A Stalinist political system is a perpetual motion machine of another kind, fueled by paranoia. The motherland is surrounded by enemies, and the people must constantly redouble their efforts and unite behind their savior-leader to beat back the existential threats it faces. Having abandoned (or at least postponed) the Communist ideals of equality and solidarity, Xi has turned to nationalism and perceptions of a hostile world to reinforce belief in the necessity of the party’s leadership. “Universal values” such as democracy and human rights are a foreign plot designed to weaken and destabilize China; discussion of such pernicious influences has been banished.
What is intriguing about the “lying flat” wave is that it shows how similar the Chinese experience is when faced with the same conditions as other countries. Political control has its limits. For all Xi’s attempts to foster a sense of Chinese exceptionalism and reinforce Communist orthodoxy, society may develop in unexpected ways.

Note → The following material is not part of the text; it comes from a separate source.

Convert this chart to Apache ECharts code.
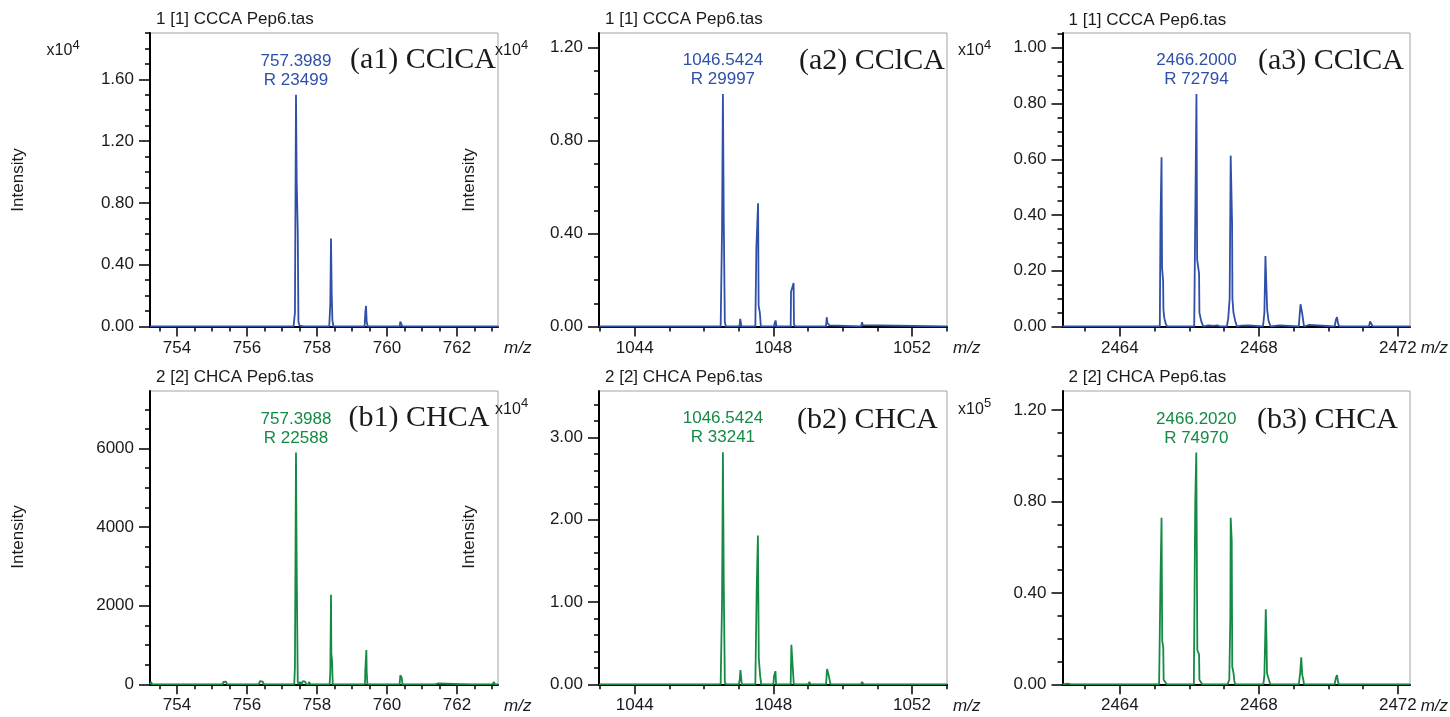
<!DOCTYPE html>
<html><head><meta charset="utf-8">
<script src="https://cdn.jsdelivr.net/npm/echarts@6/dist/echarts.min.js"></script>
<style>html,body{margin:0;padding:0;background:#fff}#c{width:1450px;height:717px}</style>
</head><body><div id="c"></div>
<script>
// ---------- data (m/z, intensity in displayed axis units) ----------
// (a1) CClCA, intensity x10^4
const specA1 = [[753.23,0],[756.33,0],[756.37,0.010],[756.40,0],
 [757.33,0],[757.37,0.09],[757.40,1.50],[757.42,0.95],[757.45,0.62],[757.47,0.03],[757.50,0.006],[757.55,0.004],[757.62,0],[757.66,0.007],[757.70,0],
 [758.35,0],[758.38,0.15],[758.40,0.57],[758.42,0.21],[758.44,0.04],[758.47,0],
 [759.36,0],[759.38,0.09],[759.40,0.133],[759.42,0.03],[759.45,0],
 [760.36,0],[760.38,0.031],[760.41,0.02],[760.44,0],
 [761.35,0],[761.38,0.008],[761.41,0],[763.17,0]];
// (a2) CClCA, x10^4
const specA2 = [[1042.97,0],[1045.50,0],[1045.53,0.004],[1045.56,0],[1046.01,0],[1046.04,0.004],[1046.07,0],
 [1046.48,0],[1046.52,0.42],[1046.545,1.00],[1046.57,0.45],[1046.60,0.02],[1046.63,0],
 [1047.01,0],[1047.03,0.01],[1047.045,0.033],[1047.065,0.033],[1047.08,0],
 [1047.48,0],[1047.51,0.34],[1047.56,0.53],[1047.575,0.09],[1047.61,0.06],[1047.64,0],
 [1048.02,0],[1048.04,0.015],[1048.065,0.026],[1048.09,0],
 [1048.50,0],[1048.51,0.15],[1048.585,0.187],[1048.595,0.01],[1048.63,0],
 [1049.04,0],[1049.07,0.007],[1049.10,0],
 [1049.52,0],[1049.54,0.04],[1049.56,0.015],[1049.62,0.005],[1049.66,0],
 [1050.53,0],[1050.56,0.019],[1050.58,0.006],[1050.61,0],[1053.01,0]];
// (a3) CClCA, x10^4
const specA3 = [[2462.35,0],[2462.40,0.004],[2462.45,0],[2463.00,0],[2463.05,0.003],[2463.08,0],[2463.70,0],[2463.73,0.005],[2463.76,0],
 [2464.55,0],[2464.58,0.005],[2464.62,0],[2464.80,0],[2464.83,0.004],[2464.86,0],
 [2465.15,0],[2465.17,0.38],[2465.20,0.607],[2465.215,0.21],[2465.245,0.165],[2465.255,0.06],[2465.28,0.03],[2465.32,0.01],[2465.36,0],
 [2465.60,0],[2465.63,0.004],[2465.70,0],
 [2466.14,0],[2466.205,0.834],[2466.225,0.24],[2466.28,0.19],[2466.29,0.05],[2466.34,0.02],[2466.40,0],
 [2466.55,0.004],[2466.60,0.004],[2466.70,0.002],[2466.80,0.004],[2466.90,0],
 [2467.08,0],[2467.12,0.03],[2467.16,0.10],[2467.19,0.613],[2467.23,0.37],[2467.24,0.10],[2467.27,0.05],[2467.32,0.02],[2467.37,0],
 [2467.50,0.003],[2467.70,0.004],[2467.75,0],
 [2468.12,0],[2468.16,0.05],[2468.19,0.253],[2468.22,0.137],[2468.24,0.06],[2468.28,0.02],[2468.34,0],
 [2468.60,0.004],[2468.65,0],
 [2469.15,0],[2469.18,0.05],[2469.20,0.08],[2469.23,0.08],[2469.25,0.045],[2469.27,0.04],[2469.30,0],
 [2469.45,0.006],[2469.50,0],
 [2470.18,0],[2470.22,0.025],[2470.25,0.034],[2470.28,0.01],[2470.32,0],
 [2471.17,0],[2471.20,0.018],[2471.24,0.012],[2471.28,0],[2471.50,0],[2471.55,0.005],[2471.60,0],[2472.10,0],[2472.15,0.004],[2472.35,0]];
// (b1) CHCA, raw counts
const specB1 = [[753.23,0],[753.26,60],[753.29,0],[753.36,0],[753.38,25],[753.40,0],[753.62,0],[753.64,40],[753.66,0],
 [754.30,0],[754.32,20],[754.34,0],[754.55,0],[754.57,30],[754.59,0],[754.84,0],[754.86,25],[754.88,0],
 [755.30,0],[755.33,60],[755.37,45],[755.40,70],[755.43,0],[755.60,0],[755.62,30],[755.64,0],
 [756.34,0],[756.37,80],[756.41,60],[756.45,70],[756.48,0],[756.70,0],[756.72,30],[756.74,0],[756.88,0],[756.90,40],[756.92,0],
 [757.35,0],[757.37,450],[757.40,5900],[757.42,3000],[757.45,80],[757.47,0],[757.52,60],[757.55,0],[757.60,80],[757.62,30],[757.66,70],[757.69,0],[757.75,0],[757.78,60],[757.80,0],
 [758.36,0],[758.38,300],[758.40,2280],[758.41,790],[758.43,600],[758.45,0],[758.55,0],[758.57,30],[758.59,0],[758.80,0],[758.82,20],[758.84,0],
 [759.37,0],[759.38,360],[759.41,870],[759.42,300],[759.44,0],[759.55,0],[759.57,20],[759.59,0],
 [760.36,0],[760.38,230],[760.40,180],[760.42,170],[760.44,0],
 [761.38,0],[761.40,50],[761.45,20],[761.50,0],[762.38,0],[762.42,40],[762.46,0],[763.02,0],[763.05,60],[763.08,0],[763.17,0]];
// (b2) CHCA, x10^4
const specB2 = [[1042.97,0],[1044.44,0],[1044.47,0.012],[1044.50,0],[1045.50,0],[1045.53,0.006],[1045.56,0],
 [1046.48,0],[1046.52,1.0],[1046.545,2.82],[1046.57,1.2],[1046.60,0.03],[1046.63,0],
 [1047.00,0],[1047.03,0.05],[1047.05,0.174],[1047.07,0.17],[1047.09,0],
 [1047.48,0],[1047.52,1.17],[1047.555,1.81],[1047.58,0.32],[1047.62,0.10],[1047.65,0],
 [1048.00,0],[1048.02,0.10],[1048.06,0.16],[1048.08,0],
 [1048.50,0],[1048.52,0.48],[1048.55,0.46],[1048.57,0.46],[1048.59,0],
 [1049.01,0],[1049.04,0.03],[1049.07,0],
 [1049.52,0],[1049.55,0.186],[1049.60,0.10],[1049.65,0],
 [1050.53,0],[1050.56,0.03],[1050.60,0],[1051.54,0],[1051.57,0.01],[1051.60,0],[1053.01,0]];
// (b3) CHCA, x10^5
const specB3 = [[2462.35,0],[2462.50,0.003],[2462.60,0],[2463.20,0],[2463.25,0.003],[2463.30,0],[2464.08,0],[2464.12,0.006],[2464.16,0],[2464.62,0],[2464.66,0.006],[2464.70,0],
 [2465.13,0],[2465.17,0.46],[2465.20,0.729],[2465.22,0.19],[2465.25,0.16],[2465.26,0.02],[2465.30,0.015],[2465.35,0],[2465.52,0],[2465.55,0.005],[2465.58,0],
 [2466.13,0],[2466.17,0.80],[2466.20,1.015],[2466.23,0.15],[2466.28,0.13],[2466.29,0.02],[2466.33,0.01],[2466.37,0],
 [2466.48,0],[2466.52,0.005],[2466.56,0],
 [2467.10,0],[2467.15,0.02],[2467.18,0.30],[2467.19,0.729],[2467.22,0.63],[2467.235,0.077],[2467.27,0.05],[2467.30,0.01],[2467.33,0],
 [2468.13,0],[2468.16,0.04],[2468.20,0.328],[2468.22,0.20],[2468.235,0.048],[2468.29,0.02],[2468.33,0],
 [2469.15,0],[2469.19,0.05],[2469.22,0.118],[2469.25,0.04],[2469.28,0.02],[2469.30,0],
 [2470.18,0],[2470.22,0.03],[2470.25,0.04],[2470.28,0.01],[2470.31,0],
 [2471.18,0],[2471.22,0.007],[2471.26,0],[2472.35,0]];

// annotated peaks [m/z, intensity] and their labels
const peaksA = [[757.40,1.50],[1046.545,1.00],[2466.205,0.834]];
const peaksB = [[757.40,5900],[1046.545,2.82],[2466.20,1.015]];
const peakLabelsA = ['757.3989\nR 23499','1046.5424\nR 29997','2466.2000\nR 72794'];
const peakLabelsB = ['757.3988\nR 22588','1046.5424\nR 33241','2466.2020\nR 74970'];

// tick labels
const xTicksC1 = [754,756,758,760,762];
const xTicksC2 = [1044,1048,1052];
const xTicksC3 = [2464,2468,2472];
const yTicksA1 = [0,0.4,0.8,1.2,1.6];
const yTicksA2 = [0,0.4,0.8,1.2];
const yTicksA3 = [0,0.2,0.4,0.6,0.8,1.0];
const yTicksB1 = [0,2000,4000,6000];
const yTicksB2 = [0,1,2,3];
const yTicksB3 = [0,0.4,0.8,1.2];

const panelTitles = ['1 [1] CCCA Pep6.tas','2 [2] CHCA Pep6.tas'];
const panelTags = ['(a1) CClCA','(a2) CClCA','(a3) CClCA','(b1) CHCA','(b2) CHCA','(b3) CHCA'];

// ---------- layout ----------
const BLUE = '#2f4fa8', GREEN = '#158a45';
const SANS = '"Liberation Sans", Arial, sans-serif';
const colL = [150, 599, 1062.5], colW = [348, 348, 347.5];
const rowT = [33, 391], rowH = [293.5, 293.3];
const xRange = [[753.23,763.17],[1042.97,1053.01],[2462.35,2472.35]];
const xTicks = [xTicksC1, xTicksC2, xTicksC3];
const xMinor = [0.5, 1, 1];

const panels = [
 {r:0,c:0,spec:specA1,color:BLUE,yMax:1.9,  yTicks:yTicksA1,yMinor:0.1, dec:2,peak:peaksA[0],lab:peakLabelsA[0]},
 {r:0,c:1,spec:specA2,color:BLUE,yMax:1.263,yTicks:yTicksA2,yMinor:0.1, dec:2,peak:peaksA[1],lab:peakLabelsA[1]},
 {r:0,c:2,spec:specA3,color:BLUE,yMax:1.053,yTicks:yTicksA3,yMinor:0.05,dec:2,peak:peaksA[2],lab:peakLabelsA[2]},
 {r:1,c:0,spec:specB1,color:GREEN,yMax:7465,yTicks:yTicksB1,yMinor:500, dec:0,peak:peaksB[0],lab:peakLabelsB[0]},
 {r:1,c:1,spec:specB2,color:GREEN,yMax:3.566,yTicks:yTicksB2,yMinor:0.2,dec:2,peak:peaksB[1],lab:peakLabelsB[1]},
 {r:1,c:2,spec:specB3,color:GREEN,yMax:1.284,yTicks:yTicksB3,yMinor:0.1,dec:2,peak:peaksB[2],lab:peakLabelsB[2]}
];

function steps(min, max, step) {
  const out = [];
  for (let k = Math.ceil(min / step - 1e-9); k * step <= max + 1e-9; k++) out.push(+(k * step).toFixed(6));
  return out;
}

const grid = [], xAxis = [], yAxis = [], series = [];
const tickStyle = {color:'#000', width:1.5};
panels.forEach((p, i) => {
  grid.push({left:colL[p.c], top:rowT[p.r], width:colW[p.c], height:rowH[p.r],
    show:true, borderColor:'#a3a3a3', borderWidth:1, backgroundColor:'transparent'});
  const [xmin, xmax] = xRange[p.c];
  xAxis.push({type:'value', gridIndex:i, min:xmin, max:xmax, position:'bottom',
    axisLine:{show:true, onZero:false, lineStyle:{color:'#000', width:2}},
    axisTick:{show:true, customValues:xTicks[p.c], length:10, lineStyle:tickStyle},
    axisLabel:{show:true, customValues:xTicks[p.c], margin:13, fontSize:17, color:'#1a1a1a', fontFamily:SANS,
      formatter:(v) => String(Math.round(v))},
    splitLine:{show:false}, minorTick:{show:false},
    name:'m/z', nameLocation:'end', nameGap:6,
    nameTextStyle:{fontStyle:'italic', fontSize:17, color:'#1a1a1a', fontFamily:SANS, verticalAlign:'top', padding:[13,0,0,0]}});
  xAxis.push({type:'value', gridIndex:i, min:xmin, max:xmax, position:'bottom',
    axisLine:{show:false}, axisLabel:{show:false}, splitLine:{show:false},
    axisTick:{show:true, customValues:steps(xmin, xmax, xMinor[p.c]), length:5, lineStyle:tickStyle}});
  yAxis.push({type:'value', gridIndex:i, min:0, max:p.yMax, position:'left',
    axisLine:{show:true, onZero:false, lineStyle:{color:'#000', width:2}},
    axisTick:{show:true, customValues:p.yTicks, length:11, lineStyle:tickStyle},
    axisLabel:{show:true, customValues:p.yTicks, margin:16, fontSize:17, color:'#1a1a1a', fontFamily:SANS,
      formatter:(v) => Number(v).toFixed(p.dec)},
    splitLine:{show:false}});
  yAxis.push({type:'value', gridIndex:i, min:0, max:p.yMax, position:'left',
    axisLine:{show:false}, axisLabel:{show:false}, splitLine:{show:false},
    axisTick:{show:true, customValues:steps(0, p.yMax, p.yMinor), length:5, lineStyle:tickStyle}});
  series.push({type:'line', xAxisIndex:2*i, yAxisIndex:2*i, data:p.spec, showSymbol:false, symbol:'none',
    silent:true, animation:false, lineStyle:{color:p.color, width:1.8}, itemStyle:{color:p.color},
    markPoint:{symbol:'circle', symbolSize:0.1, silent:true, itemStyle:{color:'rgba(0,0,0,0)'},
      label:{show:true, position:'top', distance:5, formatter:p.lab, color:p.color, fontSize:17, lineHeight:19, fontFamily:SANS},
      data:[{coord:p.peak}]}});
});

// ---------- texts ----------
const graphic = [];
function txt(x, y, text, font, extra) {
  graphic.push(Object.assign({type:'text', x:x, y:y, silent:true,
    style:{text:text, font:font, fill:'#1a1a1a', align:'left', verticalAlign:'middle', textAlign:'left', textVerticalAlign:'middle'}}, extra || {}));
}
const titlePos = [[156,19],[605,19],[1068.5,20],[156,377],[605,377],[1068.5,377]];
titlePos.forEach((t, i) => txt(t[0], t[1], panelTitles[i < 3 ? 0 : 1], '17px ' + SANS));
const tagPos = [[350,60],[799,61],[1258,61],[348.5,418],[797,420],[1257,420]];
tagPos.forEach((t, i) => txt(t[0], t[1], panelTags[i], '30px "Liberation Serif", "Times New Roman", serif'));
// exponent labels
const expPos = [[46.5,51,'4'],[495,51,'4'],[958,51,'4'],[495,409.5,'4'],[958,409.5,'5']];
expPos.forEach(e => {
  txt(e[0], e[1], 'x10', '16px ' + SANS);
  txt(e[0] + 26, e[1] - 6, e[2], '13px ' + SANS);
});
// rotated axis titles
[[18.5,180],[469.5,180],[18.5,537],[469.5,537]].forEach(p => {
  graphic.push({type:'text', x:p[0], y:p[1], rotation:Math.PI/2, silent:true,
    style:{text:'Intensity', font:'17px ' + SANS, fill:'#1a1a1a', align:'center', verticalAlign:'middle', textAlign:'center', textVerticalAlign:'middle'}});
});

const chart = echarts.init(document.getElementById('c'), null, {renderer:'canvas'});
chart.setOption({animation:false, backgroundColor:'#fff', textStyle:{fontFamily:SANS},
  grid, xAxis, yAxis, series, graphic});
</script>
</body></html>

It’s also a reminder that China has other traditions besides the rigid Legalist philosophy that characterizes Xi’s grip on power. Lying flat contains more than a hint of Daoism, which emphasizes harmony with nature. The Daoist poet Li Bai seems to have spent most of his time drinking wine and enjoying the company of friends; he reputedly drowned while leaning drunkenly out of his boat to see the moon's reflection in the river. The Communist press wouldn’t have approved.